Mais faire un jeûne brutal ne règle rien à long terme. Couper les écrans pendant quelques jours peut nous soulager (ou nous donner bonne conscience) mais c’est souvent un pansement temporaire. Dès qu'on se reconnecte, on retombe dans les mêmes habitudes, voire pire, car on se sent en manque.
Repenser plutôt que fuir
Aujourd’hui, je pense qu’il est plus utile de repenser notre utilisation des écrans plutôt que d’essayer de tout éliminer. Cela demande du temps, de l’introspection, parfois même de l’aide extérieure. Mais c’est la seule voie réellement durable.
Cela peut passer par :
Identifier les déclencheurs : Qu’est-ce qui me pousse à prendre mon téléphone ? Ennui? Stress? Fuite émotionnelle?
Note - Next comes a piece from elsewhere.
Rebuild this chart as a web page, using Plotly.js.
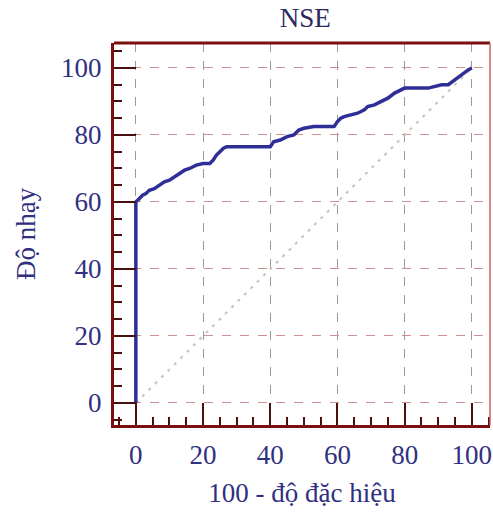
<!DOCTYPE html>
<html>
<head>
<meta charset="utf-8">
<script src="https://cdn.plot.ly/plotly-3.0.1.min.js"></script>
<style>html,body{margin:0;padding:0;background:#fff;}#chart{width:493px;height:521px;}</style>
</head>
<body>
<div id="chart"></div>
<script>
// ROC curve for NSE: x = 100 - specificity, y = sensitivity
const fpr = [0, 0, 1, 2, 3, 4, 5.5, 7, 8.5, 10, 11.5, 13, 14.5, 16, 18, 20, 22, 23, 24, 25, 26, 27, 40, 41, 43, 45, 47, 48.5, 50, 53, 59, 60, 61, 62, 64, 66, 68, 69, 71, 73, 75, 77, 79, 80, 87, 89, 91, 93, 95, 96, 97, 98, 99, 100];
const sens = [0, 60, 61, 62, 62.5, 63.5, 64, 65, 66, 66.5, 67.5, 68.5, 69.5, 70, 71, 71.5, 71.5, 72.5, 74, 75, 76, 76.5, 76.5, 78, 78.5, 79.5, 80, 81.5, 82, 82.5, 82.5, 84, 85, 85.5, 86, 86.5, 87.5, 88.5, 89, 90, 91, 92.5, 93.5, 94, 94, 94.5, 95, 95, 96.5, 97.5, 98, 99, 99.5, 100];
const diagX = [0, 100];
const diagY = [0, 100];
const tickVals = [0, 20, 40, 60, 80, 100];
const tickText = ['0', '20', '40', '60', '80', '100'];
const chartTitle = 'NSE';
const xTitle = '100 - độ đặc hiệu';
const yTitle = 'Độ nhạy';

const serif = '"Liberation Serif", "DejaVu Serif", serif';
const navy = '#303080';
const frame = '#7a0f12';

const traces = [
  {x: diagX, y: diagY, mode: 'lines', line: {color: 'rgb(200,192,185)', width: 2, dash: '3px,6px'}, hoverinfo: 'skip'},
  {x: fpr, y: sens, mode: 'lines', line: {color: '#2e2e96', width: 3.5, shape: 'linear'}}
];

const layout = {
  width: 493, height: 521,
  margin: {l: 114, r: 3, t: 43, b: 96},
  paper_bgcolor: '#fff', plot_bgcolor: '#fff',
  showlegend: false,
  title: {text: chartTitle, font: {family: serif, size: 27, color: '#2a2a60'}, x: 0.619, xanchor: 'center', y: 0.967, yanchor: 'middle'},
  xaxis: {
    range: [-6.5, 105.4], tickvals: tickVals, ticktext: tickText,
    showgrid: true, gridcolor: '#9a9a9a', griddash: 'dash', gridwidth: 1,
    zeroline: false, showline: true, linecolor: frame, linewidth: 3,
    ticks: 'inside', ticklen: 22, tickwidth: 2, tickcolor: '#4a1010',
    minor: {dtick: 5, tick0: 0, ticks: 'inside', ticklen: 8, tickwidth: 2, tickcolor: '#4a1010', showgrid: false},
    tickfont: {family: serif, size: 27, color: navy}, ticklabelstandoff: 4,
    title: {text: xTitle, font: {family: serif, size: 27, color: navy}, standoff: 14}
  },
  yaxis: {
    range: [-6.57, 107.46], tickvals: tickVals, ticktext: tickText,
    showgrid: true, gridcolor: '#d09090', griddash: 'dash', gridwidth: 1,
    zeroline: false, showline: true, linecolor: frame, linewidth: 3,
    ticks: 'inside', ticklen: 22, tickwidth: 2, tickcolor: '#4a1010',
    minor: {dtick: 5, tick0: 0, ticks: 'inside', ticklen: 8, tickwidth: 2, tickcolor: '#4a1010', showgrid: false},
    tickfont: {family: serif, size: 27, color: navy}, ticklabelstandoff: 4,
    title: {text: yTitle, font: {family: serif, size: 27, color: navy}, standoff: 18}
  },
  shapes: [
    {type: 'line', xref: 'paper', yref: 'paper', x0: 0, x1: 1, y0: 1, y1: 1, line: {color: frame, width: 3}},
    {type: 'line', xref: 'paper', yref: 'paper', x0: 1, x1: 1, y0: 0, y1: 1, line: {color: '#d06060', width: 1.5}}
  ]
};

Plotly.newPlot('chart', traces, layout, {displayModeBar: false, staticPlot: true});
</script>
</body>
</html>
Créer des rituels de déconnexion réalistes, pas extrêmes : pas de téléphone 30 minutes avant de dormir, ou le matin, par exemple.
Réorganiser les notifications pour que ce soit moi qui choisisse quand je les consulte, pas l’inverse.
Redonner de la valeur aux vraies pauses et aller marcher, lire, dessiner, sans objectif de productivité.
Réapprendre l’ennui : ce n’est pas un ennemi, mais un espace où de vraies idées peuvent naître.
Le bien-être, c’est une relation équilibrée. J’ai compris que le bien-être numérique ne passe pas par la privation, mais par une relation plus consciente et plus équilibrée avec nos outils. Ce n’est pas radical, ni spectaculaire. Mais c’est efficace. Et surtout, cela repose sur une compréhension plus juste de notre fonctionnement mental. Ce n’est pas en diabolisant la dopamine ou en rejetant les écrans qu’on avance. C’est en les utilisant selon nos vrais besoins, tout en s’assurant que les écrans ne prennent pas toute la place!
Référence :
Couillard, K. (2025, 31 mars). Faire un jeûne de dopamine? Impossible. Scientifique en chef du Québec.